**Description of the task:** Omit all pictures. Copy the rest of the material exactly.

**Stored data:**
>> Begin

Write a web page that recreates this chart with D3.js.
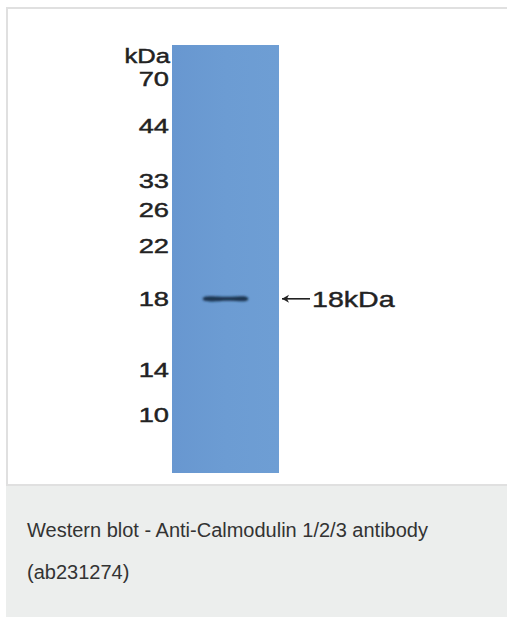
<!DOCTYPE html>
<html>
<head>
<meta charset="utf-8">
<script src="https://d3js.org/d3.v7.min.js"></script>
<style>
  body { margin: 0; background: #fff; }
  svg { display: block; }
</style>
</head>
<body>
<svg id="blot"></svg>
<script>
// marker ladder (kDa) and relative mobility down the lane (0 = well, 1 = lane end)
var markerKDa = [70, 44, 33, 26, 22, 18, 14, 10];
var markerRf = [0.079, 0.188, 0.317, 0.384, 0.468, 0.593, 0.759, 0.864];

// detected band(s)
var bandKDa = [18];
var bandRf = [0.593];
var bandLabels = ["18kDa"];

var caption = ["Western blot - Anti-Calmodulin 1/2/3 antibody", "(ab231274)"];

var width = 507, height = 617;
var lane = { x0: 172, x1: 279, top: 45, bottom: 473 };

var svg = d3.select("#blot")
    .attr("width", width)
    .attr("height", height);

var defs = svg.append("defs");
var grad = defs.append("linearGradient")
    .attr("id", "laneFill")
    .attr("x1", 0).attr("x2", 1).attr("y1", 0).attr("y2", 0);
grad.append("stop").attr("offset", 0).attr("stop-color", "#6897d0");
grad.append("stop").attr("offset", 0.5).attr("stop-color", "#6c9cd3");
grad.append("stop").attr("offset", 1).attr("stop-color", "#6e9ed4");

defs.append("filter")
    .attr("id", "soft")
    .attr("x", "-20%").attr("y", "-100%")
    .attr("width", "140%").attr("height", "300%")
  .append("feGaussianBlur")
    .attr("stdDeviation", 0.9);

// white figure panel + caption box
svg.append("rect")
    .attr("x", 7).attr("y", 8)
    .attr("width", width).attr("height", 477)
    .attr("fill", "#fff")
    .attr("stroke", "#e0e0e0")
    .attr("stroke-width", 2);

svg.append("rect")
    .attr("x", 6).attr("y", 486)
    .attr("width", width).attr("height", 131)
    .attr("fill", "#eceeed");

var y = d3.scaleLinear()
    .domain([0, 1])
    .range([lane.top, lane.bottom]);

var xLane = d3.scaleLinear()
    .domain([0, 1])
    .range([lane.x0, lane.x1]);

// membrane lane
svg.append("rect")
    .attr("x", lane.x0).attr("y", lane.top)
    .attr("width", lane.x1 - lane.x0)
    .attr("height", lane.bottom - lane.top)
    .attr("fill", "url(#laneFill)");

// marker labels, drawn wide like the original figure
var labels = svg.append("g")
    .attr("font-family", "Liberation Sans, Arial, sans-serif")
    .attr("font-size", 21)
    .attr("fill", "#222")
    .attr("stroke", "#222")
    .attr("stroke-width", 0.45);

labels.selectAll(".marker")
    .data(markerKDa)
  .enter()
  .append("text")
    .classed("marker", true)
    .attr("text-anchor", "end")
    .attr("transform", (d, i) => "translate(" + (lane.x0 - 3) + "," + (y(markerRf[i]) + 7.5) + ") scale(1.3,1)")
    .text(d => d);

labels.append("text")
    .attr("text-anchor", "end")
    .attr("transform", "translate(" + (lane.x0 - 2) + "," + (y(markerRf[0]) - 16) + ") scale(1.22,1)")
    .text("kDa");

// bands
var band = svg.selectAll(".band")
    .data(bandKDa)
  .enter()
  .append("g")
    .classed("band", true)
    .attr("filter", "url(#soft)");

var bandShape = d3.area()
    .x(d => xLane(d[0]))
    .y0(d => d[1] - d[2])
    .y1(d => d[1] + d[2])
    .curve(d3.curveBasis);

band.append("path")
    .attr("d", (d, i) => {
      var cy = y(bandRf[i]);
      var profile = [[0.285, 0], [0.30, 2.3], [0.36, 2.8], [0.46, 2.0], [0.56, 1.9], [0.64, 2.6], [0.70, 2.5], [0.715, 0]];
      return bandShape(profile.map(p => [p[0], cy, p[1]]));
    })
    .attr("fill", "#1d3550");

// band annotation: arrow + size
var ann = svg.selectAll(".band-label")
    .data(bandLabels)
  .enter()
  .append("g")
    .classed("band-label", true)
    .attr("transform", (d, i) => "translate(" + (lane.x1 + 3) + "," + y(bandRf[i]) + ")");

ann.append("path")
    .attr("d", "M0,0 L28,0")
    .attr("stroke", "#222")
    .attr("stroke-width", 1.6);
ann.append("path")
    .attr("d", "M0,0 L7,-4 L5,0 L7,4 Z")
    .attr("fill", "#222");

ann.append("text")
    .attr("font-family", "Liberation Sans, Arial, sans-serif")
    .attr("font-size", 22)
    .attr("fill", "#222")
    .attr("stroke", "#222")
    .attr("stroke-width", 0.4)
    .attr("transform", "translate(30,8) scale(1.3,1)")
    .text(d => d);

// caption
svg.append("g")
    .attr("font-family", "Liberation Sans, Arial, sans-serif")
    .attr("font-size", 20)
    .attr("fill", "#333")
  .selectAll("text")
    .data(caption)
  .enter()
  .append("text")
    .attr("x", 27)
    .attr("y", (d, i) => 537 + i * 42)
    .text(d => d);
</script>
</body>
</html>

>> End

**Task solution:**
Write a web page that recreates this chart with D3.js.
<!DOCTYPE html>
<html>
<head>
<meta charset="utf-8">
<script src="https://d3js.org/d3.v7.min.js"></script>
<style>
  body { margin: 0; background: #fff; }
  svg { display: block; }
</style>
</head>
<body>
<svg id="blot"></svg>
<script>
// marker ladder (kDa) and relative mobility down the lane (0 = well, 1 = lane end)
var markerKDa = [70, 44, 33, 26, 22, 18, 14, 10];
var markerRf = [0.079, 0.188, 0.317, 0.384, 0.468, 0.593, 0.759, 0.864];

// detected band(s)
var bandKDa = [18];
var bandRf = [0.593];
var bandLabels = ["18kDa"];

var caption = ["Western blot - Anti-Calmodulin 1/2/3 antibody", "(ab231274)"];

var width = 507, height = 617;
var lane = { x0: 172, x1: 279, top: 45, bottom: 473 };

var svg = d3.select("#blot")
    .attr("width", width)
    .attr("height", height);

var defs = svg.append("defs");
var grad = defs.append("linearGradient")
    .attr("id", "laneFill")
    .attr("x1", 0).attr("x2", 1).attr("y1", 0).attr("y2", 0);
grad.append("stop").attr("offset", 0).attr("stop-color", "#6897d0");
grad.append("stop").attr("offset", 0.5).attr("stop-color", "#6c9cd3");
grad.append("stop").attr("offset", 1).attr("stop-color", "#6e9ed4");

defs.append("filter")
    .attr("id", "soft")
    .attr("x", "-20%").attr("y", "-100%")
    .attr("width", "140%").attr("height", "300%")
  .append("feGaussianBlur")
    .attr("stdDeviation", 0.9);

// white figure panel + caption box
svg.append("rect")
    .attr("x", 7).attr("y", 8)
    .attr("width", width).attr("height", 477)
    .attr("fill", "#fff")
    .attr("stroke", "#e0e0e0")
    .attr("stroke-width", 2);

svg.append("rect")
    .attr("x", 6).attr("y", 486)
    .attr("width", width).attr("height", 131)
    .attr("fill", "#eceeed");

var y = d3.scaleLinear()
    .domain([0, 1])
    .range([lane.top, lane.bottom]);

var xLane = d3.scaleLinear()
    .domain([0, 1])
    .range([lane.x0, lane.x1]);

// membrane lane
svg.append("rect")
    .attr("x", lane.x0).attr("y", lane.top)
    .attr("width", lane.x1 - lane.x0)
    .attr("height", lane.bottom - lane.top)
    .attr("fill", "url(#laneFill)");

// marker labels, drawn wide like the original figure
var labels = svg.append("g")
    .attr("font-family", "Liberation Sans, Arial, sans-serif")
    .attr("font-size", 21)
    .attr("fill", "#222")
    .attr("stroke", "#222")
    .attr("stroke-width", 0.45);

labels.selectAll(".marker")
    .data(markerKDa)
  .enter()
  .append("text")
    .classed("marker", true)
    .attr("text-anchor", "end")
    .attr("transform", (d, i) => "translate(" + (lane.x0 - 3) + "," + (y(markerRf[i]) + 7.5) + ") scale(1.3,1)")
    .text(d => d);

labels.append("text")
    .attr("text-anchor", "end")
    .attr("transform", "translate(" + (lane.x0 - 2) + "," + (y(markerRf[0]) - 16) + ") scale(1.22,1)")
    .text("kDa");

// bands
var band = svg.selectAll(".band")
    .data(bandKDa)
  .enter()
  .append("g")
    .classed("band", true)
    .attr("filter", "url(#soft)");

var bandShape = d3.area()
    .x(d => xLane(d[0]))
    .y0(d => d[1] - d[2])
    .y1(d => d[1] + d[2])
    .curve(d3.curveBasis);

band.append("path")
    .attr("d", (d, i) => {
      var cy = y(bandRf[i]);
      var profile = [[0.285, 0], [0.30, 2.3], [0.36, 2.8], [0.46, 2.0], [0.56, 1.9], [0.64, 2.6], [0.70, 2.5], [0.715, 0]];
      return bandShape(profile.map(p => [p[0], cy, p[1]]));
    })
    .attr("fill", "#1d3550");

// band annotation: arrow + size
var ann = svg.selectAll(".band-label")
    .data(bandLabels)
  .enter()
  .append("g")
    .classed("band-label", true)
    .attr("transform", (d, i) => "translate(" + (lane.x1 + 3) + "," + y(bandRf[i]) + ")");

ann.append("path")
    .attr("d", "M0,0 L28,0")
    .attr("stroke", "#222")
    .attr("stroke-width", 1.6);
ann.append("path")
    .attr("d", "M0,0 L7,-4 L5,0 L7,4 Z")
    .attr("fill", "#222");

ann.append("text")
    .attr("font-family", "Liberation Sans, Arial, sans-serif")
    .attr("font-size", 22)
    .attr("fill", "#222")
    .attr("stroke", "#222")
    .attr("stroke-width", 0.4)
    .attr("transform", "translate(30,8) scale(1.3,1)")
    .text(d => d);

// caption
svg.append("g")
    .attr("font-family", "Liberation Sans, Arial, sans-serif")
    .attr("font-size", 20)
    .attr("fill", "#333")
  .selectAll("text")
    .data(caption)
  .enter()
  .append("text")
    .attr("x", 27)
    .attr("y", (d, i) => 537 + i * 42)
    .text(d => d);
</script>
</body>
</html>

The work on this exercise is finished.